Linguist Jae Jung Song evaluated a ʼPhags-pa influence on Hangul as "within the realm of possibilities". Tranter argues that ʼPhags-pa possibly had some influence on Hangul, but that Hangul is "in many ways a more original—and perhaps 'scientific'—script than ʼPhags-pa ever was". Linguist Richard Sproat argues that, while ʼPhags-pa influence cannot necessarily be ruled out, there is no direct evidence for it. He argues it may have offered some inspiration to Hangul, for example by illustrating that syllables could be broken down to further divisions than the two known to Chinese linguistics. Linguist Roger Finch finds the original invention hypothesis unconvincing and argues some ʼPhags-pa influence on Hangul is plausible, but feels that Hangul is sufficiently distinct from and superior to ʼPhags-pa.

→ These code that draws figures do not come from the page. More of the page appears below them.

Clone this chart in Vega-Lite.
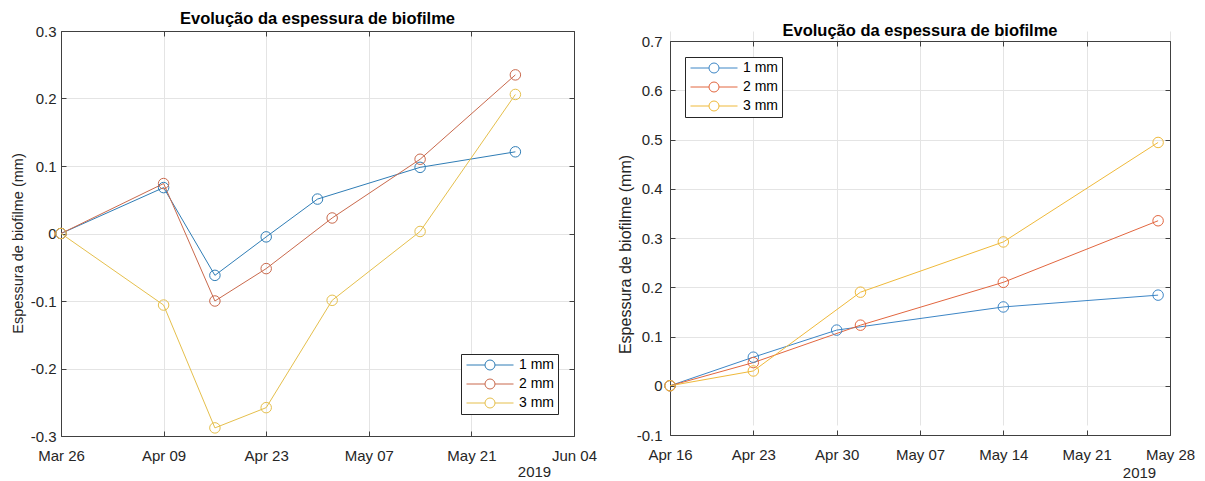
{
  "$schema": "https://vega.github.io/schema/vega-lite/v6.json",
  "background": "white",
  "padding": {"left": 10, "top": 10, "right": 5, "bottom": 0},
  "datasets": {
    "left": [
      {"date": "2019-03-26", "value": 0, "series": "1 mm"},
      {"date": "2019-04-09", "value": 0.068, "series": "1 mm"},
      {"date": "2019-04-16", "value": -0.062, "series": "1 mm"},
      {"date": "2019-04-23", "value": -0.005, "series": "1 mm"},
      {"date": "2019-04-30", "value": 0.051, "series": "1 mm"},
      {"date": "2019-05-14", "value": 0.098, "series": "1 mm"},
      {"date": "2019-05-27", "value": 0.121, "series": "1 mm"},
      {"date": "2019-03-26", "value": 0, "series": "2 mm"},
      {"date": "2019-04-09", "value": 0.074, "series": "2 mm"},
      {"date": "2019-04-16", "value": -0.1, "series": "2 mm"},
      {"date": "2019-04-23", "value": -0.052, "series": "2 mm"},
      {"date": "2019-05-02", "value": 0.023, "series": "2 mm"},
      {"date": "2019-05-14", "value": 0.11, "series": "2 mm"},
      {"date": "2019-05-27", "value": 0.235, "series": "2 mm"},
      {"date": "2019-03-26", "value": 0, "series": "3 mm"},
      {"date": "2019-04-09", "value": -0.106, "series": "3 mm"},
      {"date": "2019-04-16", "value": -0.288, "series": "3 mm"},
      {"date": "2019-04-23", "value": -0.258, "series": "3 mm"},
      {"date": "2019-05-02", "value": -0.099, "series": "3 mm"},
      {"date": "2019-05-14", "value": 0.003, "series": "3 mm"},
      {"date": "2019-05-27", "value": 0.206, "series": "3 mm"}
    ],
    "right": [
      {"date": "2019-04-16", "value": 0, "series": "1 mm"},
      {"date": "2019-04-23", "value": 0.058, "series": "1 mm"},
      {"date": "2019-04-30", "value": 0.113, "series": "1 mm"},
      {"date": "2019-05-14", "value": 0.16, "series": "1 mm"},
      {"date": "2019-05-27", "value": 0.184, "series": "1 mm"},
      {"date": "2019-04-16", "value": 0, "series": "2 mm"},
      {"date": "2019-04-23", "value": 0.047, "series": "2 mm"},
      {"date": "2019-05-02", "value": 0.123, "series": "2 mm"},
      {"date": "2019-05-14", "value": 0.21, "series": "2 mm"},
      {"date": "2019-05-27", "value": 0.335, "series": "2 mm"},
      {"date": "2019-04-16", "value": 0, "series": "3 mm"},
      {"date": "2019-04-23", "value": 0.03, "series": "3 mm"},
      {"date": "2019-05-02", "value": 0.19, "series": "3 mm"},
      {"date": "2019-05-14", "value": 0.292, "series": "3 mm"},
      {"date": "2019-05-27", "value": 0.494, "series": "3 mm"}
    ]
  },
  "config": {
    "font": "Liberation Sans",
    "view": {"stroke": null},
    "concat": {"spacing": 20},
    "axis": {
      "gridColor": "#e4e4e4",
      "gridWidth": 1,
      "domainColor": "#404040",
      "domainWidth": 1,
      "tickColor": "#404040",
      "tickSize": -5,
      "labelFontSize": 15,
      "labelColor": "#262626",
      "labelFont": "Liberation Sans",
      "titleFontSize": 14.5,
      "titleFontWeight": "normal",
      "titleColor": "#262626",
      "titleFont": "Liberation Sans"
    },
    "title": {"fontSize": 16.5, "fontWeight": "bold", "color": "#000000", "font": "Liberation Sans", "frame": "group"},
    "legend": {
      "orient": "none",
      "title": null,
      "padding": 4,
      "strokeColor": "#262626",
      "fillColor": "white",
      "symbolType": "M-4.7,0L-1,0M1,0L4.7,0M1,0A1,1,0,1,1,-1,0A1,1,0,1,1,1,0",
      "symbolSize": 100,
      "symbolStrokeWidth": 1,
      "symbolFillColor": "transparent",
      "symbolOffset": 18,
      "labelOffset": 22,
      "labelFontSize": 14,
      "labelColor": "#000000",
      "labelFont": "Liberation Sans",
      "rowPadding": 5
    }
  },
  "resolve": {"scale": {"color": "independent"}, "legend": {"color": "independent"}},
  "hconcat": [
    {
      "width": 513,
      "height": 405,
      "title": {"text": "Evolução da espessura de biofilme", "offset": -3},
      "data": {"name": "left"},
      "resolve": {"axis": {"x": "independent", "y": "independent"}},
      "layer": [
        {
          "mark": {"type": "line", "strokeWidth": 1},
          "encoding": {
            "x": {
              "field": "date", "type": "temporal",
              "scale": {"type": "utc", "domain": [{"year": 2019, "month": 3, "date": 26, "utc": true}, {"year": 2019, "month": 6, "date": 4, "utc": true}]},
              "axis": {
                "orient": "bottom", "grid": true, "labelFlush": false, "labelPadding": 17,
                "labelExpr": "['Jan','Feb','Mar','Apr','May','Jun','Jul','Aug','Sep','Oct','Nov','Dec'][utcmonth(datum.value)] + ' ' + (utcdate(datum.value) < 10 ? '0' : '') + utcdate(datum.value)",
                "values": [{"year": 2019, "month": 3, "date": 26, "utc": true}, {"year": 2019, "month": 4, "date": 9, "utc": true}, {"year": 2019, "month": 4, "date": 23, "utc": true}, {"year": 2019, "month": 5, "date": 7, "utc": true}, {"year": 2019, "month": 5, "date": 21, "utc": true}, {"year": 2019, "month": 6, "date": 4, "utc": true}],
                "title": "2019", "titleFontSize": 15, "titleX": 473, "titleY": 35, "titleAlign": "center", "titleBaseline": "middle", "titleAnchor": null
              }
            },
            "y": {
              "field": "value", "type": "quantitative",
              "scale": {"domain": [-0.3, 0.3], "nice": false, "zero": false},
              "axis": {
                "orient": "left", "grid": true, "values": [-0.3, -0.2, -0.1, 0, 0.1, 0.2, 0.3],
                "labelExpr": "replace(format(datum.value, '~g'), '\u2212', '-')",
                "labelPadding": 10, "title": "Espessura de biofilme (mm)", "titlePadding": 5, "titleY": 212
              }
            },
            "color": {
              "field": "series", "type": "nominal",
              "scale": {"domain": ["1 mm", "2 mm", "3 mm"], "range": ["#2f7db6", "#c9694c", "#e5bf4c"]},
              "legend": {"legendX": 400, "legendY": 323}
            }
          }
        },
        {
          "mark": {"type": "point", "shape": "circle", "filled": false, "size": 110, "strokeWidth": 1, "opacity": 1},
          "encoding": {
            "x": {
              "field": "date", "type": "temporal",
              "axis": {
                "orient": "top", "grid": false, "labels": false, "title": null, "domain": true,
                "values": [{"year": 2019, "month": 3, "date": 26, "utc": true}, {"year": 2019, "month": 4, "date": 9, "utc": true}, {"year": 2019, "month": 4, "date": 23, "utc": true}, {"year": 2019, "month": 5, "date": 7, "utc": true}, {"year": 2019, "month": 5, "date": 21, "utc": true}, {"year": 2019, "month": 6, "date": 4, "utc": true}]
              }
            },
            "y": {
              "field": "value", "type": "quantitative",
              "axis": {"orient": "right", "grid": false, "labels": false, "title": null, "domain": true, "values": [-0.3, -0.2, -0.1, 0, 0.1, 0.2, 0.3]}
            },
            "color": {"field": "series", "type": "nominal"}
          }
        }
      ]
    },
    {
      "width": 500,
      "height": 404,
      "title": {"text": "Evolução da espessura de biofilme", "offset": -8},
      "data": {"name": "right"},
      "resolve": {"axis": {"x": "independent", "y": "independent"}},
      "layer": [
        {
          "mark": {"type": "line", "strokeWidth": 1},
          "encoding": {
            "x": {
              "field": "date", "type": "temporal",
              "scale": {"type": "utc", "domain": [{"year": 2019, "month": 4, "date": 16, "utc": true}, {"year": 2019, "month": 5, "date": 28, "utc": true}]},
              "axis": {
                "orient": "bottom", "grid": true, "labelFlush": false, "labelPadding": 17,
                "labelExpr": "['Jan','Feb','Mar','Apr','May','Jun','Jul','Aug','Sep','Oct','Nov','Dec'][utcmonth(datum.value)] + ' ' + (utcdate(datum.value) < 10 ? '0' : '') + utcdate(datum.value)",
                "values": [{"year": 2019, "month": 4, "date": 16, "utc": true}, {"year": 2019, "month": 4, "date": 23, "utc": true}, {"year": 2019, "month": 4, "date": 30, "utc": true}, {"year": 2019, "month": 5, "date": 7, "utc": true}, {"year": 2019, "month": 5, "date": 14, "utc": true}, {"year": 2019, "month": 5, "date": 21, "utc": true}, {"year": 2019, "month": 5, "date": 28, "utc": true}],
                "title": "2019", "titleFontSize": 15, "titleX": 469, "titleY": 37, "titleAlign": "center", "titleBaseline": "middle", "titleAnchor": null
              }
            },
            "y": {
              "field": "value", "type": "quantitative",
              "scale": {"domain": [-0.1, 0.7], "nice": false, "zero": false, "range": [404, 10]},
              "axis": {
                "orient": "left", "grid": true, "values": [-0.1, 0, 0.1, 0.2, 0.3, 0.4, 0.5, 0.6, 0.7],
                "labelExpr": "replace(format(datum.value, '~g'), '\u2212', '-')",
                "labelPadding": 13, "title": "Espessura de biofilme (mm)", "titleFontSize": 16, "titlePadding": 3, "titleY": 223
              }
            },
            "color": {
              "field": "series", "type": "nominal",
              "scale": {"domain": ["1 mm", "2 mm", "3 mm"], "range": ["#3d86c6", "#e2663f", "#efb93a"]},
              "legend": {"legendX": 15, "legendY": 26}
            }
          }
        },
        {
          "mark": {"type": "point", "shape": "circle", "filled": false, "size": 110, "strokeWidth": 1, "opacity": 1},
          "encoding": {
            "x": {
              "field": "date", "type": "temporal",
              "axis": {
                "orient": "top", "offset": -10, "grid": false, "labels": false, "title": null, "domain": true,
                "values": [{"year": 2019, "month": 4, "date": 16, "utc": true}, {"year": 2019, "month": 4, "date": 23, "utc": true}, {"year": 2019, "month": 4, "date": 30, "utc": true}, {"year": 2019, "month": 5, "date": 7, "utc": true}, {"year": 2019, "month": 5, "date": 14, "utc": true}, {"year": 2019, "month": 5, "date": 21, "utc": true}, {"year": 2019, "month": 5, "date": 28, "utc": true}]
              }
            },
            "y": {
              "field": "value", "type": "quantitative",
              "axis": {"orient": "right", "grid": false, "labels": false, "title": null, "domain": true, "values": [-0.1, 0, 0.1, 0.2, 0.3, 0.4, 0.5, 0.6, 0.7]}
            },
            "color": {"field": "series", "type": "nominal"}
          }
        }
      ]
    }
  ]
}
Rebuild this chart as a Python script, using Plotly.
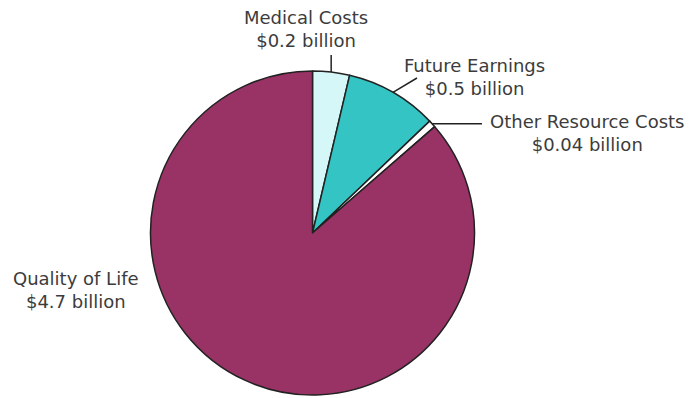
import math
import plotly.graph_objects as go

# ---- data ----
categories = ["Medical Costs", "Future Earnings", "Other Resource Costs", "Quality of Life"]
values = [0.2, 0.5, 0.04, 4.7]
value_labels = ["$0.2 billion", "$0.5 billion", "$0.04 billion", "$4.7 billion"]
colors = ["#d6f7f8", "#35c4c4", "#ffffff", "#993366"]

# ---- layout constants (pixels) ----
W, H = 693, 398
CX, CY, R = 312.5, 233.0, 162.0
FONT = dict(family="DejaVu Sans", size=18, color="#3c3c3c")

# label text centres (px) and leader-line outer end (px); None = no leader
label_pos = [(306, 29), (475, 77), (587, 133), (76, 290)]
leader_end = [(None, 55), (417, 78), (482, None), None]

fig = go.Figure(go.Pie(
    labels=categories, values=values, sort=False, direction="clockwise",
    rotation=0, marker=dict(colors=colors, line=dict(color="#222222", width=1.5)),
    textinfo="none", hoverinfo="label+value", showlegend=False,
    domain=dict(x=[(CX - R) / W, (CX + R) / W], y=[(H - (CY + R)) / H, (H - (CY - R)) / H]),
))

total = sum(values)
cum = 0.0
shapes, annotations = [], []
for i, (cat, v) in enumerate(zip(categories, values)):
    mid = (cum + v / 2) / total * 2 * math.pi
    cum += v
    ex, ey = CX + R * math.sin(mid), CY - R * math.cos(mid)
    lx, ly = label_pos[i]
    annotations.append(dict(
        x=lx / W, y=1 - ly / H, xref="paper", yref="paper", showarrow=False,
        text=f"{cat}<br>{value_labels[i]}", font=FONT, align="center",
        xanchor="center", yanchor="middle"))
    le = leader_end[i]
    if le is not None:
        ox = ex if le[0] is None else le[0]
        oy = ey if le[1] is None else le[1]
        shapes.append(dict(type="line", xref="paper", yref="paper",
                           x0=ex / W, y0=1 - ey / H, x1=ox / W, y1=1 - oy / H,
                           line=dict(color="#222222", width=1.5)))

fig.update_layout(
    width=W, height=H, margin=dict(l=0, r=0, t=0, b=0),
    paper_bgcolor="white", plot_bgcolor="white",
    shapes=shapes, annotations=annotations,
)
fig.write_html("out.html")
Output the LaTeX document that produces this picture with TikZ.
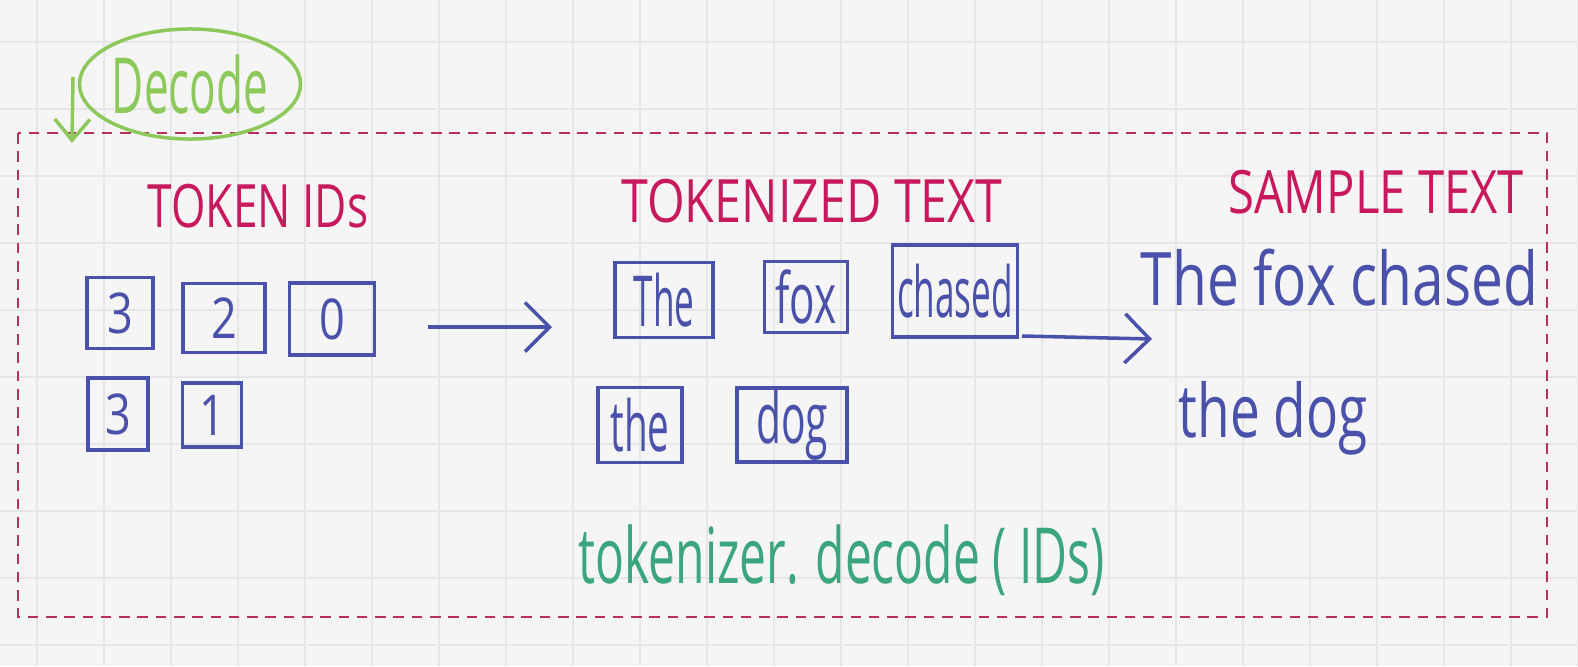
\documentclass[tikz,border=0pt]{standalone}
\usepackage{fontspec}
\usepackage{graphicx}
\setmainfont{Open Sans}
\usetikzlibrary{arrows.meta,shapes.geometric}
\definecolor{bg}{HTML}{F5F5F5}
\definecolor{gridc}{HTML}{E6E6E6}
\definecolor{pinkc}{HTML}{C8195C}
\definecolor{dashc}{HTML}{B5305F}
\definecolor{bluec}{HTML}{4A51AA}
\definecolor{greenc}{HTML}{3BA67E}
\definecolor{limec}{HTML}{8CC95A}
\newcommand\hw[2]{\scalebox{#1}[1]{#2}}
\begin{document}
\begin{tikzpicture}[x=0.01cm,y=-0.01cm,
  idbox/.style={draw=bluec,line width=1pt,text=bluec,inner sep=0pt,font=\fontsize{16}{16}\selectfont},
  wordbox/.style={draw=bluec,line width=1pt,text=bluec,inner sep=0pt,font=\fontsize{20}{20}\selectfont},
  title/.style={text=pinkc,inner sep=0pt,font=\fontsize{17}{17}\selectfont},
  sample/.style={text=bluec,inner sep=0pt,font=\fontsize{21}{21}\selectfont,anchor=base west},
  arr/.style={draw=bluec,line width=1pt,-{Straight Barb[length=7pt,width=14pt,line width=1pt]}},
]
\fill[bg] (0,0) rectangle (1578,666);
\useasboundingbox (0,0) rectangle (1578,666);
\foreach \x in {37,104,...,1578} \draw[gridc,line width=0.8pt] (\x,0)--(\x,666);
\foreach \y in {42,109,...,666} \draw[gridc,line width=0.8pt] (0,\y)--(1578,\y);

\draw[dashc,line width=0.7pt,dash pattern=on 3pt off 2.2pt] (18,133) rectangle (1547,617);

% Decode label
\node[ellipse,draw=limec,line width=1pt,minimum width=2.16cm,minimum height=1.1cm,inner sep=0pt,
      text=limec,font=\fontsize{22}{22}\selectfont] (dec) at (190,84) {\hw{0.57}{Decode}};
\coordinate (ds) at (73,77);
\coordinate (de) at (72,143);
\draw[limec,line width=1pt,-{Straight Barb[length=6pt,width=10pt,line width=1pt]}] (ds) -- (de);

% titles
\node[title] (tid) at (258,206) {\hw{0.74}{TOKEN IDs}};
\node[title] (ttok) at (812,201) {\hw{0.81}{TOKENIZED TEXT}};
\node[title] (tsam) at (1376,192) {\hw{0.79}{SAMPLE TEXT}};

% token id boxes
\node[idbox,minimum width=0.66cm,minimum height=0.71cm] (i1) at (120,313) {\hw{0.8}{3}};
\node[idbox,minimum width=0.82cm,minimum height=0.69cm] (i2) at (224,318) {\hw{0.8}{2}};
\node[idbox,minimum width=0.85cm,minimum height=0.72cm] (i3) at (332,319) {\hw{0.8}{0}};
\node[idbox,minimum width=0.60cm,minimum height=0.72cm] (i4) at (118,414) {\hw{0.8}{3}};
\node[idbox,minimum width=0.59cm,minimum height=0.64cm] (i5) at (212,415) {\hw{0.8}{1}};

% word boxes
\node[wordbox,minimum width=0.98cm,minimum height=0.75cm] (w1) at (664,300) {\hw{0.5}{The}};
\node[wordbox,minimum width=0.83cm,minimum height=0.71cm] (w2) at (806,297) {\hw{0.6}{fox}};
\node[wordbox,minimum width=1.25cm,minimum height=0.92cm] (w3) at (955,291) {\hw{0.5}{chased}};
\node[wordbox,minimum width=0.84cm,minimum height=0.75cm] (w4) at (640,425) {\hw{0.55}{the}};
\node[wordbox,minimum width=1.10cm,minimum height=0.74cm] (w5) at (792,425) {\hw{0.58}{dog}};

% sample text
\node[sample] (s1) at (1140,305) {\hw{0.77}{The fox chased}};
\node[sample] (s2) at (1178,437) {\hw{0.72}{the dog}};

% code
\node[text=greenc,font=\fontsize{22}{22}\selectfont,anchor=base west,inner sep=0pt] (code) at (578,583)
  {\hw{0.62}{tokenizer. decode ( IDs)}};

% arrows
\coordinate (a1s) at (428,327);
\coordinate (a1e) at (552,327);
\draw[arr] (a1s) -- (a1e);
\coordinate (a2s) at (1022,336);
\coordinate (a2e) at (1152,339);
\draw[arr] (a2s) -- (a2e);
\end{tikzpicture}
\end{document}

Linguists Insup Taylor and M. Martin Taylor evaluate Ledyard's shape derivations as contrived and unlikely. They argue that a similar number number of English letters, which are almost certainly unrelated to Hangul, resemble Hangul as well, and that "a more likely explanation is that with any two sets of simple shapes a few members of the sets will almost inevitably resemble each other". They do not rule out other possible influence from ʼPhags-pa: "[it is conceivable that Hangul's inventors] saw in [ʼPhags-pa] that it was feasible for simple and squarish geometric shapes to represent consonants." Linguist Sang-Oak Lee argued that the correspondences in ʼPhags-pa hypotheses are too few to seem systematic. Linguist Geoffrey Sampson expresses skepticism of significant ʼPhags-pa influence; he also describes the "Chinese spin" aspect of the hypothesis as "contrived". In a 1987 paper, Ross King claimed that, based on personal communication, neither of the Koreanists Edward Willett Wagner nor Samuel E. Martin supported the hypothesis. Linguist Young-Key Kim-Renaud argues Ledyard's derivations lack systemicity, and that Hangul letters are so simple they can be linked to many other clearly unrelated scripts.